▶ [What to do]:
Copy out the whole listing exactly as written, leaving the pictures behind.

▶ [Information provided]:
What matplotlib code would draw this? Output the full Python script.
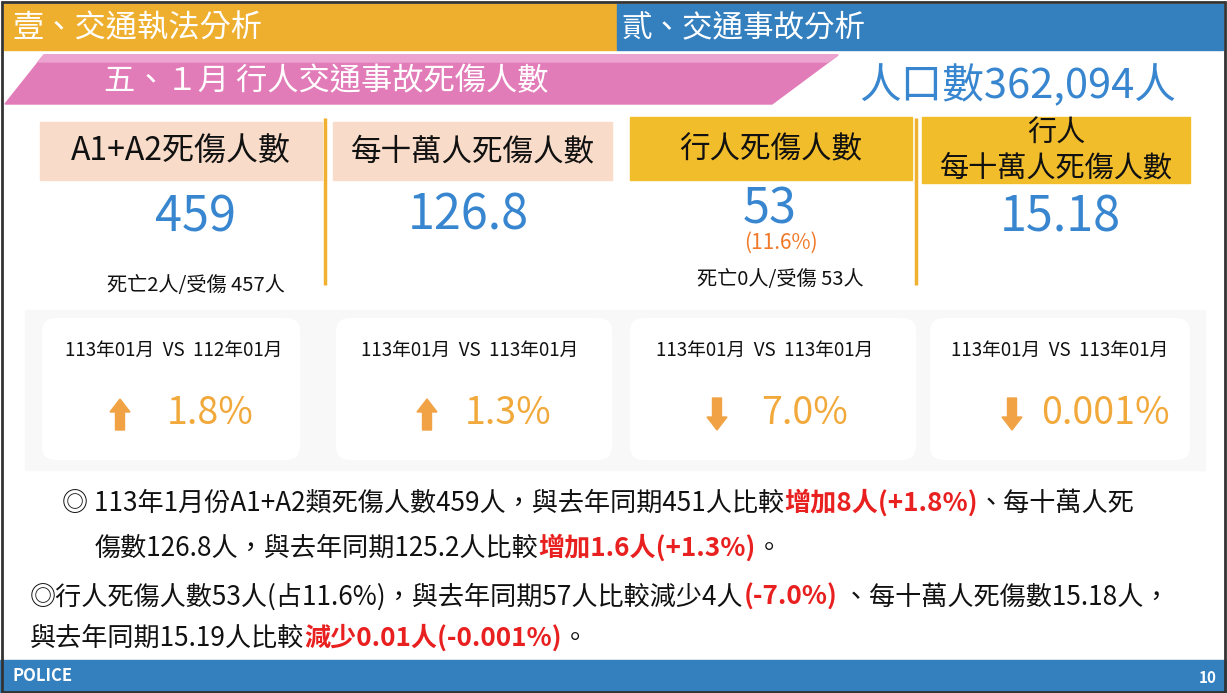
import numpy as np
import matplotlib
matplotlib.use("Agg")
import matplotlib.pyplot as plt
from matplotlib.patches import Rectangle, Polygon, FancyBboxPatch, FancyArrow

plt.rcParams['font.family'] = ['Noto Sans CJK TC', 'DejaVu Sans']

# ---- data ----
section_left = "壹、交通執法分析"
section_right = "貳、交通事故分析"
banner_title = "五、１月 行人交通事故死傷人數"
population = "人口數362,094人"

card_titles = ["A1+A2死傷人數", "每十萬人死傷人數", "行人死傷人數", "行人\n每十萬人死傷人數"]
card_values = ["459", "126.8", "53", "15.18"]
card_share = ["", "", "(11.6%)", ""]
card_notes = ["死亡2人/受傷 457人", "", "死亡0人/受傷 53人", ""]
compare_labels = ["113年01月  VS  112年01月", "113年01月  VS  113年01月",
                  "113年01月  VS  113年01月", "113年01月  VS  113年01月"]
change_pct = ["1.8%", "1.3%", "7.0%", "0.001%"]
change_dir = ["up", "up", "down", "down"]

# summary lines: list of (text, is_highlight)
summary_lines = [
    [("◎ 113年1月份A1+A2類死傷人數459人，與去年同期451人比較", False),
     ("增加8人(+1.8%)", True), ("、每十萬人死", False)],
    [("傷數126.8人，與去年同期125.2人比較", False),
     ("增加1.6人(+1.3%)", True), ("。", False)],
    [("◎行人死傷人數53人(占11.6%)，與去年同期57人比較減少4人", False),
     ("(-7.0%)", True), (" 、每十萬人死傷數15.18人，", False)],
    [("與去年同期15.19人比較", False),
     ("減少0.01人(-0.001%)", True), ("。", False)],
]
footer_left = "POLICE"
page_no = "10"

# ---- colours ----
ORANGE_HDR = "#EFAF2E"
BLUE_HDR = "#3480BF"
PINK = "#E27CB9"
PEACH = "#F8DCC9"
GOLD = "#F2BD2A"
NUM_BLUE = "#3786CF"
PCT_ORANGE = "#F2A93B"
RED = "#E8201F"

W, H = 1227, 693
fig = plt.figure(figsize=(W / 100, H / 100), dpi=100)
ax = fig.add_axes([0, 0, 1, 1])
ax.set_xlim(0, W)
ax.set_ylim(H, 0)
ax.axis('off')
fig.patch.set_facecolor("white")

# top section bars
ax.add_patch(Rectangle((4, 4), 612, 46, color=ORANGE_HDR, zorder=1))
ax.add_patch(Rectangle((617, 4), 606, 46, color=BLUE_HDR, zorder=1))
ax.text(12, 28, section_left, color="white", fontsize=22.5, va="center", ha="left")
ax.text(622, 28, section_right, color="white", fontsize=22, va="center", ha="left")

# pink banner
ax.add_patch(Polygon([(44, 55), (838, 55), (772, 104), (5, 104)], closed=True,
                     color=PINK, zorder=1))
ax.add_patch(Polygon([(44, 55), (838, 55), (828, 62), (38, 62)], closed=True,
                     color="#EDA3D0", zorder=1))
ax.text(326, 81, banner_title, color="white", fontsize=22.5, va="center", ha="center")
ax.text(1018, 86, population, color=NUM_BLUE, fontsize=30, va="center", ha="center")

# top cards
hdr_boxes = [(40, 122, 282, 58, PEACH), (333, 122, 279, 58, PEACH),
             (630, 117, 282, 63, GOLD), (922, 117, 268, 66, GOLD)]
title_size = [23, 22, 22, 21]
for (x, y, w, h, c), title, fs in zip(hdr_boxes, card_titles, title_size):
    ax.add_patch(Rectangle((x, y), w, h, color=c, zorder=1))
    ax.text(x + w / 2, y + h / 2 + 1, title, fontsize=fs, ha="center", va="center",
            linespacing=1.2, color="#111111")

for lx in [325, 916]:
    ax.plot([lx, lx], [118, 285], color="#F0B030", lw=2.5, solid_capstyle="butt")

value_x = [196, 468, 770, 1060]
value_y = [218, 216, 210, 218]
for cx, v, vy in zip(value_x, card_values, value_y):
    ax.text(cx, vy, v, color=NUM_BLUE, fontsize=35, ha="center", va="center")
for cx, s in zip(value_x, card_share):
    if s:
        ax.text(cx + 11, 243, s, color="#F07A2A", fontsize=15, ha="center", va="center")
note_x = [196, 468, 780, 1060]
note_y = [285, 279, 279, 279]
for cx, n, ny in zip(note_x, card_notes, note_y):
    if n:
        ax.text(cx, ny, n, color="#111111", fontsize=14.5, ha="center", va="center")

# comparison cards
ax.add_patch(Rectangle((25, 310), 1180, 160, color="#F8F8F8", zorder=0))
cmp_boxes = [(42, 318, 258, 142), (336, 318, 276, 142), (630, 318, 286, 142), (930, 318, 260, 142)]
label_x = [174, 470, 765, 1060]
pct_x = [210, 508, 805, 1105]
arrow_x = [120, 427, 717, 1012]
for (x, y, w, h), lab, pct, d, lx, px, axx in zip(cmp_boxes, compare_labels, change_pct,
                                                  change_dir, label_x, pct_x, arrow_x):
    ax.add_patch(FancyBboxPatch((x, y), w, h, boxstyle="round,pad=0,rounding_size=14",
                                facecolor="white", edgecolor="none", zorder=1))
    ax.text(lx, 350, lab, fontsize=13.5, ha="center", va="center",
            color="#111111", zorder=2)
    ax.text(px, 413, pct, fontsize=27, ha="center", va="center", color=PCT_ORANGE, zorder=2)
    if d == "up":
        ax.add_patch(FancyArrow(axx, 430, 0, -31, width=9, head_width=20, head_length=13,
                                length_includes_head=True, color="#F0A245", zorder=2))
    else:
        ax.add_patch(FancyArrow(axx, 398, 0, 32, width=9, head_width=20, head_length=13,
                                length_includes_head=True, color="#F0A245", zorder=2))

# summary text
renderer = fig.canvas.get_renderer()
line_start = [62, 95, 30, 30]
line_y = [503, 548, 597, 638]
for parts, x0, y0 in zip(summary_lines, line_start, line_y):
    x = x0
    for txt, hi in parts:
        t = ax.text(x, y0, txt, fontsize=18.8, ha="left", va="center",
                    color=RED if hi else "#111111",
                    fontweight="bold" if hi else "normal")
        bb = t.get_window_extent(renderer)
        x = bb.x1

# footer
ax.add_patch(Rectangle((0, 660), W, 33, color=BLUE_HDR, zorder=1))
ax.text(12, 676, footer_left, color="white", fontsize=12, fontweight="bold",
        ha="left", va="center")
ax.text(1208, 678, page_no, color="white", fontsize=11, fontweight="bold",
        ha="center", va="center")

# scan frame
ax.add_patch(Rectangle((1.5, 1.5), W - 4, H - 3, fill=False, edgecolor="#333333", lw=2, zorder=5))

fig.savefig("out.png", dpi=100)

▶ [Reply to the exercise]:
What matplotlib code would draw this? Output the full Python script.
import numpy as np
import matplotlib
matplotlib.use("Agg")
import matplotlib.pyplot as plt
from matplotlib.patches import Rectangle, Polygon, FancyBboxPatch, FancyArrow

plt.rcParams['font.family'] = ['Noto Sans CJK TC', 'DejaVu Sans']

# ---- data ----
section_left = "壹、交通執法分析"
section_right = "貳、交通事故分析"
banner_title = "五、１月 行人交通事故死傷人數"
population = "人口數362,094人"

card_titles = ["A1+A2死傷人數", "每十萬人死傷人數", "行人死傷人數", "行人\n每十萬人死傷人數"]
card_values = ["459", "126.8", "53", "15.18"]
card_share = ["", "", "(11.6%)", ""]
card_notes = ["死亡2人/受傷 457人", "", "死亡0人/受傷 53人", ""]
compare_labels = ["113年01月  VS  112年01月", "113年01月  VS  113年01月",
                  "113年01月  VS  113年01月", "113年01月  VS  113年01月"]
change_pct = ["1.8%", "1.3%", "7.0%", "0.001%"]
change_dir = ["up", "up", "down", "down"]

# summary lines: list of (text, is_highlight)
summary_lines = [
    [("◎ 113年1月份A1+A2類死傷人數459人，與去年同期451人比較", False),
     ("增加8人(+1.8%)", True), ("、每十萬人死", False)],
    [("傷數126.8人，與去年同期125.2人比較", False),
     ("增加1.6人(+1.3%)", True), ("。", False)],
    [("◎行人死傷人數53人(占11.6%)，與去年同期57人比較減少4人", False),
     ("(-7.0%)", True), (" 、每十萬人死傷數15.18人，", False)],
    [("與去年同期15.19人比較", False),
     ("減少0.01人(-0.001%)", True), ("。", False)],
]
footer_left = "POLICE"
page_no = "10"

# ---- colours ----
ORANGE_HDR = "#EFAF2E"
BLUE_HDR = "#3480BF"
PINK = "#E27CB9"
PEACH = "#F8DCC9"
GOLD = "#F2BD2A"
NUM_BLUE = "#3786CF"
PCT_ORANGE = "#F2A93B"
RED = "#E8201F"

W, H = 1227, 693
fig = plt.figure(figsize=(W / 100, H / 100), dpi=100)
ax = fig.add_axes([0, 0, 1, 1])
ax.set_xlim(0, W)
ax.set_ylim(H, 0)
ax.axis('off')
fig.patch.set_facecolor("white")

# top section bars
ax.add_patch(Rectangle((4, 4), 612, 46, color=ORANGE_HDR, zorder=1))
ax.add_patch(Rectangle((617, 4), 606, 46, color=BLUE_HDR, zorder=1))
ax.text(12, 28, section_left, color="white", fontsize=22.5, va="center", ha="left")
ax.text(622, 28, section_right, color="white", fontsize=22, va="center", ha="left")

# pink banner
ax.add_patch(Polygon([(44, 55), (838, 55), (772, 104), (5, 104)], closed=True,
                     color=PINK, zorder=1))
ax.add_patch(Polygon([(44, 55), (838, 55), (828, 62), (38, 62)], closed=True,
                     color="#EDA3D0", zorder=1))
ax.text(326, 81, banner_title, color="white", fontsize=22.5, va="center", ha="center")
ax.text(1018, 86, population, color=NUM_BLUE, fontsize=30, va="center", ha="center")

# top cards
hdr_boxes = [(40, 122, 282, 58, PEACH), (333, 122, 279, 58, PEACH),
             (630, 117, 282, 63, GOLD), (922, 117, 268, 66, GOLD)]
title_size = [23, 22, 22, 21]
for (x, y, w, h, c), title, fs in zip(hdr_boxes, card_titles, title_size):
    ax.add_patch(Rectangle((x, y), w, h, color=c, zorder=1))
    ax.text(x + w / 2, y + h / 2 + 1, title, fontsize=fs, ha="center", va="center",
            linespacing=1.2, color="#111111")

for lx in [325, 916]:
    ax.plot([lx, lx], [118, 285], color="#F0B030", lw=2.5, solid_capstyle="butt")

value_x = [196, 468, 770, 1060]
value_y = [218, 216, 210, 218]
for cx, v, vy in zip(value_x, card_values, value_y):
    ax.text(cx, vy, v, color=NUM_BLUE, fontsize=35, ha="center", va="center")
for cx, s in zip(value_x, card_share):
    if s:
        ax.text(cx + 11, 243, s, color="#F07A2A", fontsize=15, ha="center", va="center")
note_x = [196, 468, 780, 1060]
note_y = [285, 279, 279, 279]
for cx, n, ny in zip(note_x, card_notes, note_y):
    if n:
        ax.text(cx, ny, n, color="#111111", fontsize=14.5, ha="center", va="center")

# comparison cards
ax.add_patch(Rectangle((25, 310), 1180, 160, color="#F8F8F8", zorder=0))
cmp_boxes = [(42, 318, 258, 142), (336, 318, 276, 142), (630, 318, 286, 142), (930, 318, 260, 142)]
label_x = [174, 470, 765, 1060]
pct_x = [210, 508, 805, 1105]
arrow_x = [120, 427, 717, 1012]
for (x, y, w, h), lab, pct, d, lx, px, axx in zip(cmp_boxes, compare_labels, change_pct,
                                                  change_dir, label_x, pct_x, arrow_x):
    ax.add_patch(FancyBboxPatch((x, y), w, h, boxstyle="round,pad=0,rounding_size=14",
                                facecolor="white", edgecolor="none", zorder=1))
    ax.text(lx, 350, lab, fontsize=13.5, ha="center", va="center",
            color="#111111", zorder=2)
    ax.text(px, 413, pct, fontsize=27, ha="center", va="center", color=PCT_ORANGE, zorder=2)
    if d == "up":
        ax.add_patch(FancyArrow(axx, 430, 0, -31, width=9, head_width=20, head_length=13,
                                length_includes_head=True, color="#F0A245", zorder=2))
    else:
        ax.add_patch(FancyArrow(axx, 398, 0, 32, width=9, head_width=20, head_length=13,
                                length_includes_head=True, color="#F0A245", zorder=2))

# summary text
renderer = fig.canvas.get_renderer()
line_start = [62, 95, 30, 30]
line_y = [503, 548, 597, 638]
for parts, x0, y0 in zip(summary_lines, line_start, line_y):
    x = x0
    for txt, hi in parts:
        t = ax.text(x, y0, txt, fontsize=18.8, ha="left", va="center",
                    color=RED if hi else "#111111",
                    fontweight="bold" if hi else "normal")
        bb = t.get_window_extent(renderer)
        x = bb.x1

# footer
ax.add_patch(Rectangle((0, 660), W, 33, color=BLUE_HDR, zorder=1))
ax.text(12, 676, footer_left, color="white", fontsize=12, fontweight="bold",
        ha="left", va="center")
ax.text(1208, 678, page_no, color="white", fontsize=11, fontweight="bold",
        ha="center", va="center")

# scan frame
ax.add_patch(Rectangle((1.5, 1.5), W - 4, H - 3, fill=False, edgecolor="#333333", lw=2, zorder=5))

fig.savefig("out.png", dpi=100)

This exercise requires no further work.